Trump: The Art of the Comeback
- Authors: Donald Trump Kate Bohner
- Language: English
- Subject: Business
- Publisher: Times Books
- Publication date: October 31, 1997
- Publication place: United States
- Media type: Print (hardcover and paperback)
- Pages: 244
- ISBN: 978-0812929645
- Preceded by: Trump: Surviving at the Top (1990)
- Followed by: The America We Deserve (2000)

= Trump: The Art of the Comeback =

1997 book by Donald Trump and Kate Bohner

Trump: The Art of the Comeback is a 1997 book credited to businessman Donald Trump and journalist Kate Bohner.

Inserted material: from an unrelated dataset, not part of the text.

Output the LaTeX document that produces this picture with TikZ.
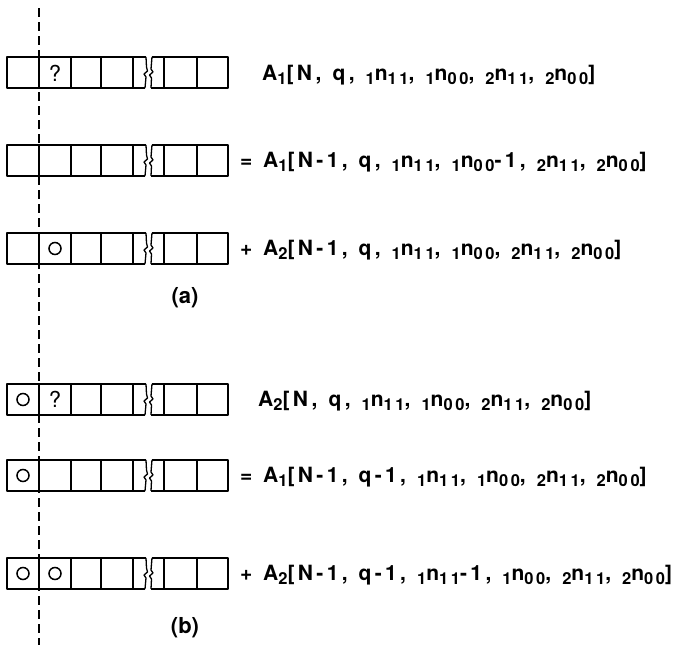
\documentclass[tikz,border=0pt]{standalone}
\usepackage{fontspec}
\setmainfont{TeX Gyre Heros}
\newfontfamily\eqfont[LetterSpace=16,WordSpace=1.2]{TeX Gyre Heros}
\newcommand\lsub[1]{\raisebox{-0.2em}{\fontsize{16.5}{16.5}\selectfont #1}}
\begin{document}
\begin{tikzpicture}[x=1pt,y=-1pt,
  tapeline/.style={line width=1.3pt, line join=round},
  eq/.style={anchor=base west, inner sep=0pt, font=\eqfont\bfseries\fontsize{21}{21}\selectfont},
  sign/.style={anchor=base west, inner sep=0pt, font=\bfseries\fontsize{21}{21}\selectfont},
  circmark/.style={circle, draw, line width=1.5pt, minimum size=12pt, inner sep=0pt},
  qmark/.style={inner sep=0pt, font=\fontsize{22}{22}\selectfont},
  caption/.style={inner sep=0pt, font=\bfseries\fontsize{22}{22}\selectfont},
  tape/.pic={
    \draw[tapeline] (139,0) -- (0,0) -- (0,31) -- (138,31);
    \draw[tapeline] (139,0) -- (139.5,10) -- (140.5,14) -- (137,17) -- (139,20) -- (138,31);
    \foreach \d in {32,64,94,126} \draw[tapeline] (\d,0) -- (\d,31);
    \draw[tapeline] (145,0) -- (221,0) -- (221,31) -- (144,31);
    \draw[tapeline] (145,0) -- (144,12) -- (146,15) -- (142.5,18) -- (144.5,21) -- (144,31);
    \foreach \d in {157,190} \draw[tapeline] (\d,0) -- (\d,31);
  }]
\useasboundingbox (0,0) rectangle (683,653);
% dashed boundary line
\coordinate (dtop) at (39,8);
\coordinate (dbot) at (39,645);
\draw[line width=1.4pt, dash pattern=on 9pt off 5pt] (dtop) -- (dbot);
% tapes
\pic at (7,57) {tape};
\pic at (7,145) {tape};
\pic at (7,233) {tape};
\pic at (7,384) {tape};
\pic at (7,460) {tape};
\pic at (7,558) {tape};
% cell contents
\node[qmark] (q1) at (55,73) {?};
\node[circmark] (o3) at (55,248.5) {};
\node[circmark] (o4a) at (23,399.5) {};
\node[qmark] (q4) at (55,399.5) {?};
\node[circmark] (o5) at (23,475.5) {};
\node[circmark] (o6a) at (23,573.5) {};
\node[circmark] (o6b) at (55,573.5) {};
% equations
\node[eq] (e1) at (262,80) {A\lsub{1}[N, q, \lsub{1}n\lsub{11}, \lsub{1}n\lsub{00}, \lsub{2}n\lsub{11}, \lsub{2}n\lsub{00}]};
\node[sign] (s2) at (240,167) {=};
\node[eq] (e2) at (263,167) {A\lsub{1}[N-1, q, \lsub{1}n\lsub{11}, \lsub{1}n\lsub{00}-1, \lsub{2}n\lsub{11}, \lsub{2}n\lsub{00}]};
\node[sign] (s3) at (240,255) {+};
\node[eq] (e3) at (263,255) {A\lsub{2}[N-1, q, \lsub{1}n\lsub{11}, \lsub{1}n\lsub{00}, \lsub{2}n\lsub{11}, \lsub{2}n\lsub{00}]};
\node[eq] (e4) at (258,406) {A\lsub{2}[N, q, \lsub{1}n\lsub{11}, \lsub{1}n\lsub{00}, \lsub{2}n\lsub{11}, \lsub{2}n\lsub{00}]};
\node[sign] (s5) at (240,482) {=};
\node[eq] (e5) at (263,482) {A\lsub{1}[N-1, q-1, \lsub{1}n\lsub{11}, \lsub{1}n\lsub{00}, \lsub{2}n\lsub{11}, \lsub{2}n\lsub{00}]};
\node[sign] (s6) at (240,580) {+};
\node[eq] (e6) at (263,580) {A\lsub{2}[N-1, q-1, \lsub{1}n\lsub{11}-1, \lsub{1}n\lsub{00}, \lsub{2}n\lsub{11}, \lsub{2}n\lsub{00}]};
% captions
\node[caption] (ca) at (185,298) {(a)};
\node[caption] (cb) at (185,628) {(b)};
\end{tikzpicture}
\end{document}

In November 1997, it was reported that Bohner was in fact the book's ghostwriter.

==Synopsis==
In the book, Donald Trump writes about his bankruptcy in 1990 and how he managed to "comeback" through negotiations. In the book, he notably revealed that he was "a germ freak" and "often thought of taking out a series of newspaper ads encouraging the abolishment of the handshake." Trump also explains why he divorced Ivana Trump and Marla Maples, his first two wives; he claims that Ivana Trump talked too much about work while Marla Maples wanted him to return earlier. Trump's accounts were denied by both ex-wives. Trump also criticizes journalist Tina Brown, saying that she reneged on a promise to write favorably about him in the past. Trump called Brown "the worst," stating, "She's totally overrated. I think she's third-rate at best. If you look at Vanity Fair, it's a better magazine today than when she ran it." Brown was also the wife of Harold Evans, who was the president of Random House at the time. Trump also lists the "problems" he had with Alicia Machado, the winner of Miss Universe in 1996, including her weight gain and her criticism of Trump in an interview with The Washington Post.

The book offers ten tips for success:

1. PLAY GOLF

2. STAY FOCUSED

3. BE PARANOID

4. BE PASSIONATE

5. GO AGAINST THE TIDE

6. GO WITH YOUR GUT

7. WORK WITH PEOPLE YOU LIKE

8. BE LUCKY

9. GET EVEN

10. ALWAYS HAVE A PRENUPTIAL AGREEMENT

==Writing==
After the release of Trump's 1990 book, Trump: Surviving at the Top, he said that his next book "will be the real story, describing my comeback and the success of it all." Trump said he would write the book "in a couple of years." Peter Osnos, the editor for Surviving at the Top, said, "If Donald's career unfolds the way he is determined it will, his next book will make a great story." Trump said he was asked by Random House to write The Art of the Comeback, his third book, after the company was impressed by his emergence from bankruptcy.
According to Trump's niece, Mary L. Trump, he briefly hired her as a ghostwriter for this book, but gave her little information to work with and eventually removed her from the project.

On August 1, 1997, eight hours before the deadline, the final draft of the book was turned in. Kate Bohner's life as Trump's ghostwriter was documented by her friend, Candace Bushnell of The New York Observer. While writing for Trump, Bohner was nicknamed "Kateso". Bushnell's documentation of Bohner's ghostwriting of the book would be published in the November 3, 1997 edition of the Observer.

==Reception==
Fred Andrews of The New York Times wrote "The man combines imagination with muscle. If only he could keep his mouth shut" and noted that "Trump is forever saying the obvious, as though his perceptions were original or important." Meanwhile, Craig Offman of Salon noted that Trump "admits he suffers from an even greater political liability: honesty."